市場としては一本調子に価格が上昇するよりは、適当なボラティリティーによってリスク管理される方が健全ですが、日銀がそれを適正範囲にコントロール出来なくなると市場は一気に不安定化します。
外国人投資家達は先物を絡めて利益を確保しようとするので金利変動大きくなって行きます。さうがにこの様な市場でマイナス金利の国債を購入するのは国内の金融機関と言えども躊躇する様になれば、金利の上昇局面の頻度が高まります。
■ 低すぎる社債金利 ■
国債金利の低下に釣られて、社債市場の金利も歴史的に低下していました。
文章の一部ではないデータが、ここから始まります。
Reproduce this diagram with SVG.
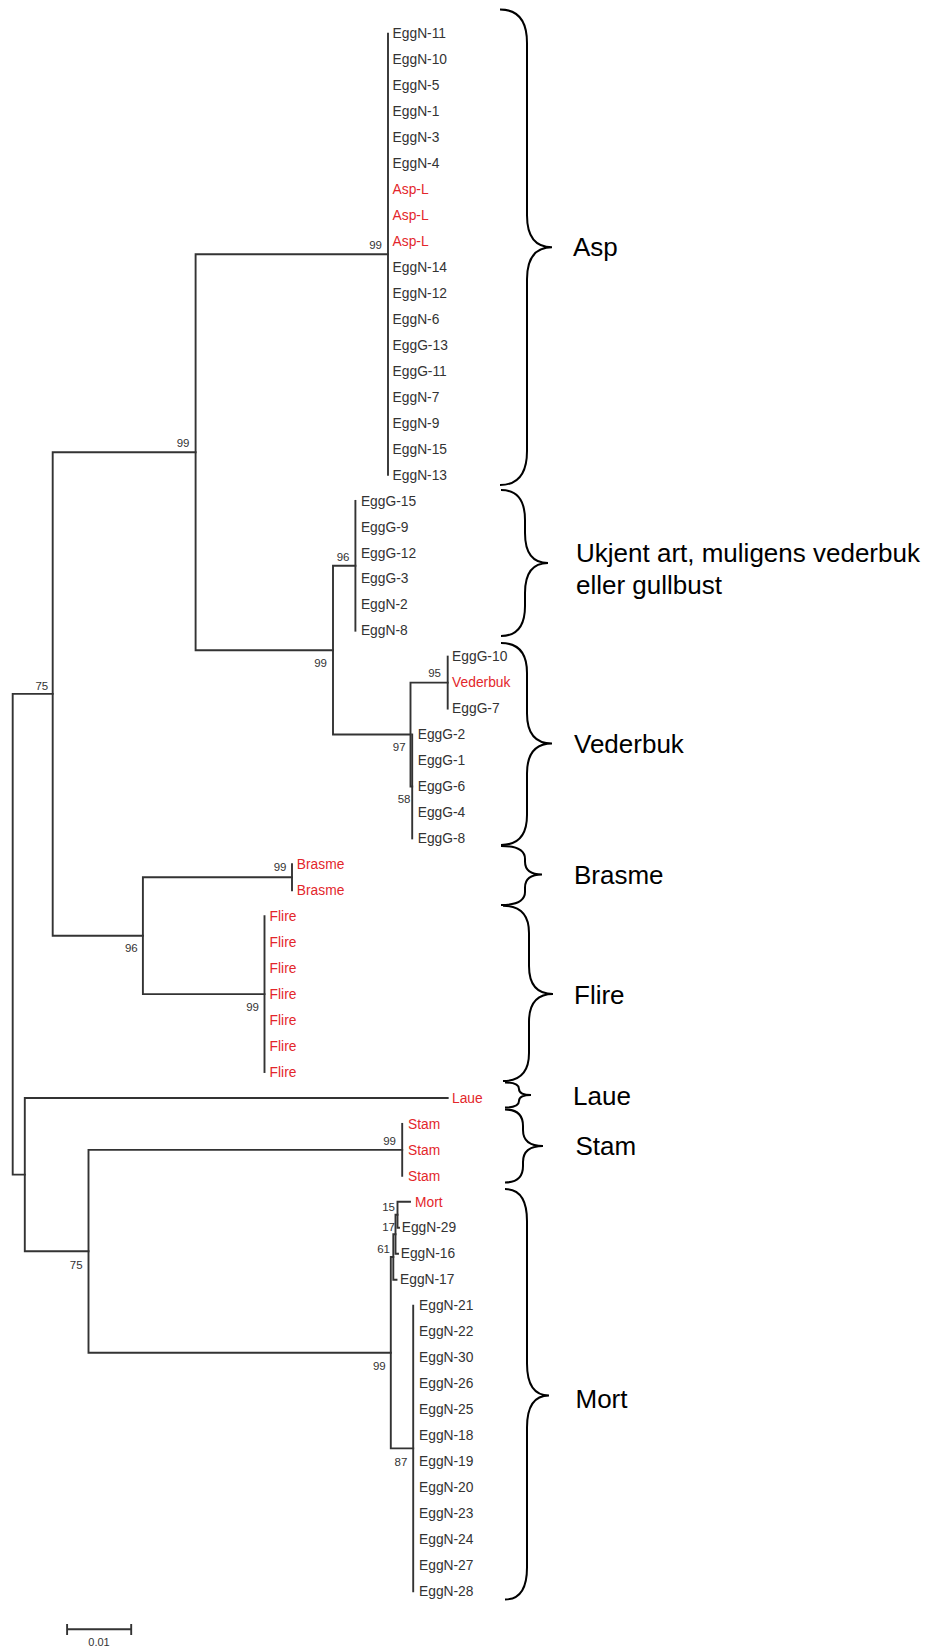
<svg xmlns="http://www.w3.org/2000/svg" width="946" height="1647" viewBox="0 0 946 1647">
<style>
.br{fill:none;stroke:#333;stroke-width:1.9;stroke-linecap:square}
.lf{font-family:"Liberation Sans",Arial,sans-serif;font-size:13.8px;fill:#333}
.rd{fill:#e3262b}
.bs{font-family:"Liberation Sans",Arial,sans-serif;font-size:11.5px;fill:#333;text-anchor:end}
.brace{fill:none;stroke:#000;stroke-width:2}
.cl{font-family:"Liberation Sans",Arial,sans-serif;font-size:26px;fill:#000}
</style>
<rect width="946" height="1647" fill="#fff"/>
<g id="connectors">
<path class="br" d="M12.7,693.9V1174.6M12.7,693.9H52.7M12.7,1174.6H24.8"/>
<path class="br" d="M52.7,452.2V935.7M52.7,452.2H195.6M52.7,935.7H142.9"/>
<path class="br" d="M195.6,254.3V650.2M195.6,254.3H388M195.6,650.2H333"/>
<path class="br" d="M388,33.6V474.9"/>
<path class="br" d="M333,565.8V734.5M333,565.8H355.4M333,734.5H410.5"/>
<path class="br" d="M355.4,500.9V630.7"/>
<path class="br" d="M410.5,682.6V786.5M410.5,682.6H447.7M410.5,786.5H412.2"/>
<path class="br" d="M447.7,656.6V708.6"/>
<path class="br" d="M412.2,734.5V838.4"/>
<path class="br" d="M142.9,877.3V994.1M142.9,877.3H292M142.9,994.1H264.5"/>
<path class="br" d="M292,864.3V890.3"/>
<path class="br" d="M264.5,916.2V1072"/>
<path class="br" d="M24.8,1098V1251.3M24.8,1098H447.7M24.8,1251.3H88.5"/>
<path class="br" d="M88.5,1149.9V1352.7M88.5,1149.9H402.2M88.5,1352.7H390.8"/>
<path class="br" d="M402.2,1123.9V1175.8"/>
<path class="br" d="M390.8,1257V1448.4M390.8,1257H393.3M390.8,1448.4H413.2"/>
<path class="br" d="M393.3,1234.3V1279.7M393.3,1234.3H395.5M393.3,1279.7H396.5"/>
<path class="br" d="M395.5,1214.8V1253.7M395.5,1214.8H397.5M395.5,1253.7H398"/>
<path class="br" d="M397.5,1201.8V1227.8M397.5,1201.8H410M397.5,1227.8H399"/>
<path class="br" d="M413.2,1305.6V1591.2"/>
<path class="br" d="M67.1,1629.3H131.2M67.1,1625V1634M131.2,1625V1634"/>
</g>
<g id="bootstrap">
<text class="bs" x="382" y="249">99</text>
<text class="bs" x="189.5" y="447">99</text>
<text class="bs" x="349.5" y="561">96</text>
<text class="bs" x="327" y="666.7">99</text>
<text class="bs" x="441" y="677">95</text>
<text class="bs" x="405.6" y="750.7">97</text>
<text class="bs" x="410.5" y="803">58</text>
<text class="bs" x="48.2" y="689.7">75</text>
<text class="bs" x="286.5" y="871">99</text>
<text class="bs" x="137.7" y="952">96</text>
<text class="bs" x="259" y="1010.7">99</text>
<text class="bs" x="396" y="1145">99</text>
<text class="bs" x="82.6" y="1269">75</text>
<text class="bs" x="395" y="1210.5">15</text>
<text class="bs" x="395" y="1230.5">17</text>
<text class="bs" x="390" y="1253">61</text>
<text class="bs" x="385.7" y="1369.7">99</text>
<text class="bs" x="407.4" y="1465.7">87</text>
</g>
<g id="leaves-asp">
<g id="leaf-0"><text class="lf" x="392.6" y="38.3">EggN-11</text></g>
<g id="leaf-1"><text class="lf" x="392.6" y="64.26">EggN-10</text></g>
<g id="leaf-2"><text class="lf" x="392.6" y="90.22">EggN-5</text></g>
<g id="leaf-3"><text class="lf" x="392.6" y="116.18">EggN-1</text></g>
<g id="leaf-4"><text class="lf" x="392.6" y="142.14">EggN-3</text></g>
<g id="leaf-5"><text class="lf" x="392.6" y="168.1">EggN-4</text></g>
<g id="leaf-6"><text class="lf rd" x="392.6" y="194.06">Asp-L</text></g>
<g id="leaf-7"><text class="lf rd" x="392.6" y="220.02">Asp-L</text></g>
<g id="leaf-8"><text class="lf rd" x="392.6" y="245.98">Asp-L</text></g>
<g id="leaf-9"><text class="lf" x="392.6" y="271.94">EggN-14</text></g>
<g id="leaf-10"><text class="lf" x="392.6" y="297.9">EggN-12</text></g>
<g id="leaf-11"><text class="lf" x="392.6" y="323.86">EggN-6</text></g>
<g id="leaf-12"><text class="lf" x="392.6" y="349.82">EggG-13</text></g>
<g id="leaf-13"><text class="lf" x="392.6" y="375.78">EggG-11</text></g>
<g id="leaf-14"><text class="lf" x="392.6" y="401.74">EggN-7</text></g>
<g id="leaf-15"><text class="lf" x="392.6" y="427.7">EggN-9</text></g>
<g id="leaf-16"><text class="lf" x="392.6" y="453.66">EggN-15</text></g>
<g id="leaf-17"><text class="lf" x="392.6" y="479.62">EggN-13</text></g>
</g>
<g id="leaves-ukjent">
<g id="leaf-18"><text class="lf" x="360.9" y="505.58">EggG-15</text></g>
<g id="leaf-19"><text class="lf" x="360.9" y="531.54">EggG-9</text></g>
<g id="leaf-20"><text class="lf" x="360.9" y="557.5">EggG-12</text></g>
<g id="leaf-21"><text class="lf" x="360.9" y="583.46">EggG-3</text></g>
<g id="leaf-22"><text class="lf" x="360.9" y="609.42">EggN-2</text></g>
<g id="leaf-23"><text class="lf" x="360.9" y="635.38">EggN-8</text></g>
</g>
<g id="leaves-vederbuk">
<g id="leaf-24"><text class="lf" x="452.1" y="661.34">EggG-10</text></g>
<g id="leaf-25"><text class="lf rd" x="452.1" y="687.3">Vederbuk</text></g>
<g id="leaf-26"><text class="lf" x="452.1" y="713.26">EggG-7</text></g>
<g id="leaf-27"><text class="lf" x="417.7" y="739.22">EggG-2</text></g>
<g id="leaf-28"><text class="lf" x="417.7" y="765.18">EggG-1</text></g>
<g id="leaf-29"><text class="lf" x="417.7" y="791.14">EggG-6</text></g>
<g id="leaf-30"><text class="lf" x="417.7" y="817.1">EggG-4</text></g>
<g id="leaf-31"><text class="lf" x="417.7" y="843.06">EggG-8</text></g>
</g>
<g id="leaves-brasme-flire">
<g id="leaf-32"><text class="lf rd" x="296.8" y="869.02">Brasme</text></g>
<g id="leaf-33"><text class="lf rd" x="296.8" y="894.98">Brasme</text></g>
<g id="leaf-34"><text class="lf rd" x="269.6" y="920.94">Flire</text></g>
<g id="leaf-35"><text class="lf rd" x="269.6" y="946.9">Flire</text></g>
<g id="leaf-36"><text class="lf rd" x="269.6" y="972.86">Flire</text></g>
<g id="leaf-37"><text class="lf rd" x="269.6" y="998.82">Flire</text></g>
<g id="leaf-38"><text class="lf rd" x="269.6" y="1024.78">Flire</text></g>
<g id="leaf-39"><text class="lf rd" x="269.6" y="1050.74">Flire</text></g>
<g id="leaf-40"><text class="lf rd" x="269.6" y="1076.7">Flire</text></g>
</g>
<g id="leaves-laue-stam">
<g id="leaf-41"><text class="lf rd" x="452" y="1102.66">Laue</text></g>
<g id="leaf-42"><text class="lf rd" x="408" y="1128.62">Stam</text></g>
<g id="leaf-43"><text class="lf rd" x="408" y="1154.58">Stam</text></g>
<g id="leaf-44"><text class="lf rd" x="408" y="1180.54">Stam</text></g>
</g>
<g id="leaves-mort">
<g id="leaf-45"><text class="lf rd" x="415" y="1206.5">Mort</text></g>
<g id="leaf-46"><text class="lf" x="401.7" y="1232.46">EggN-29</text></g>
<g id="leaf-47"><text class="lf" x="400.7" y="1258.42">EggN-16</text></g>
<g id="leaf-48"><text class="lf" x="400" y="1284.38">EggN-17</text></g>
<g id="leaf-49"><text class="lf" x="419" y="1310.34">EggN-21</text></g>
<g id="leaf-50"><text class="lf" x="419" y="1336.3">EggN-22</text></g>
<g id="leaf-51"><text class="lf" x="419" y="1362.26">EggN-30</text></g>
<g id="leaf-52"><text class="lf" x="419" y="1388.22">EggN-26</text></g>
<g id="leaf-53"><text class="lf" x="419" y="1414.18">EggN-25</text></g>
<g id="leaf-54"><text class="lf" x="419" y="1440.14">EggN-18</text></g>
<g id="leaf-55"><text class="lf" x="419" y="1466.1">EggN-19</text></g>
<g id="leaf-56"><text class="lf" x="419" y="1492.06">EggN-20</text></g>
<g id="leaf-57"><text class="lf" x="419" y="1518.02">EggN-23</text></g>
<g id="leaf-58"><text class="lf" x="419" y="1543.98">EggN-24</text></g>
<g id="leaf-59"><text class="lf" x="419" y="1569.94">EggN-27</text></g>
<g id="leaf-60"><text class="lf" x="419" y="1595.9">EggN-28</text></g>
</g>
<g id="clade-asp">
<path class="brace" d="M500,9.5Q527,9.5 527,43V215.3Q527,247.3 552,247.3Q527,247.3 527,279.3V451Q527,485 500,485"/>
<text class="cl" x="573" y="256">Asp</text>
</g>
<g id="clade-ukjent">
<path class="brace" d="M501,490Q525,490 525,520V533Q525,563 548,563Q525,563 525,593V606Q525,636 501,636"/>
<text class="cl" x="576" y="562">Ukjent art, muligens vederbuk</text>
<text class="cl" x="576" y="593.5">eller gullbust</text>
</g>
<g id="clade-vederbuk">
<path class="brace" d="M501,643Q527,643 527,673V713.5Q527,743.5 552,743.5Q527,743.5 527,773.5V815Q527,845 501,845"/>
<text class="cl" x="574" y="752.5">Vederbuk</text>
</g>
<g id="clade-brasme">
<path class="brace" d="M501,846Q525,846 525,859V861.5Q525,874.5 542,874.5Q525,874.5 525,887.5V892Q525,905 501,905"/>
<text class="cl" x="574" y="884">Brasme</text>
</g>
<g id="clade-flire">
<path class="brace" d="M503,905.7Q529,905.7 529,933V966Q529,994 553,994Q529,994 529,1022V1053Q529,1081 503,1081"/>
<text class="cl" x="574" y="1003.5">Flire</text>
</g>
<g id="clade-laue">
<path class="brace" d="M505,1082.5Q519,1082.5 519,1089V1089Q519,1095 531,1095Q519,1095 519,1101V1101Q519,1107.5 505,1107.5"/>
<text class="cl" x="573" y="1105">Laue</text>
</g>
<g id="clade-stam">
<path class="brace" d="M505,1109.5Q523,1109.5 523,1126V1130Q523,1146 543,1146Q523,1146 523,1162V1166Q523,1182.5 505,1182.5"/>
<text class="cl" x="575.5" y="1155">Stam</text>
</g>
<g id="clade-mort">
<path class="brace" d="M505,1189Q527,1189 527,1221V1363.5Q527,1395.5 549,1395.5Q527,1395.5 527,1427.5V1567.5Q527,1599.5 505,1599.5"/>
<text class="cl" x="575.5" y="1408">Mort</text>
</g>
<g id="scale">
<text x="99" y="1645.5" font-family="Liberation Sans, Arial, sans-serif" font-size="11" fill="#333" text-anchor="middle">0.01</text>
</g>
</svg>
企業は低コストで資金を調達出来ますが、投資家が冷静になれば現在の金利水準は低すぎます。
今回の国債金利の上昇に反応して社債市場の金利も軒並み上昇しています。金利の安い社債を買った投資家達に確実に含み損が発生しています。
今後、日本国債の金利が不安定になった場合、社債市場もこの影響を逃れる事は出来ません。
■ 市場との対話 ■
FRBは「市場との対話」を重んじて来ました。「対話」と言えば聞こえが良いですが、実際mには「テーパリングしちゃうぞ」「利上げしちゃうぞ」と何度も「素振り」を見せる事で、市場の過剰なリスクテイクを牽制し、市場が利上げを織り込む時間を稼いでいます。
一方、日銀の黒田総裁は一貫して「サプライズ」を演出して来ました。これは緩和拡大や金利引き下げでは「ポジティブ・サプライズ」として機能していましたが、マイナス金利導入当りから、市場はポジティブな反応を示さなくなりました。
むしろ「サプライズ」の中身が「ノーサプライズ」だと判断してネガティブな反応をしています。
■ マイナス金利に慣れる怖さ ■
既に市場関係者はマイナスの国債にも慣れてしまいました。マイナス金利は金融抑圧という視点からは、民間の当然の金利利益を政府が搾取する行為ですが、直接的な徴税では無いので民間はコストを負担しているという意識は有りません。
一方で、市中金利は低すぎて投資リスクに見合いませんが、こちらも低金利に慣れてしまいリスクの大きさに無頓着になっています。
国内の日本国債の市場参加者達は、ただ粛々と国債を購入し、粛々と日銀に売却すれば、ほんの少しの金利収益が得られる事に慣れてしまいました。これが異常な事だと感じる感性や本能も麻痺しています。
「日銀が居るから大丈夫」・・・現在の日本国債市場は日銀を盲信する事で成り立っています。「信用」は夢の様な不確かな存在ですが、信用している間は確かな物に感じられるのは人の世の常。
黒田総裁が金融機関の信用を裏切らない限り日本国債は安泰ですが・・・市場から国債が消えて行った時、日本国債市場はどういう反応を示すのか。流動性が失われた市場は危険です。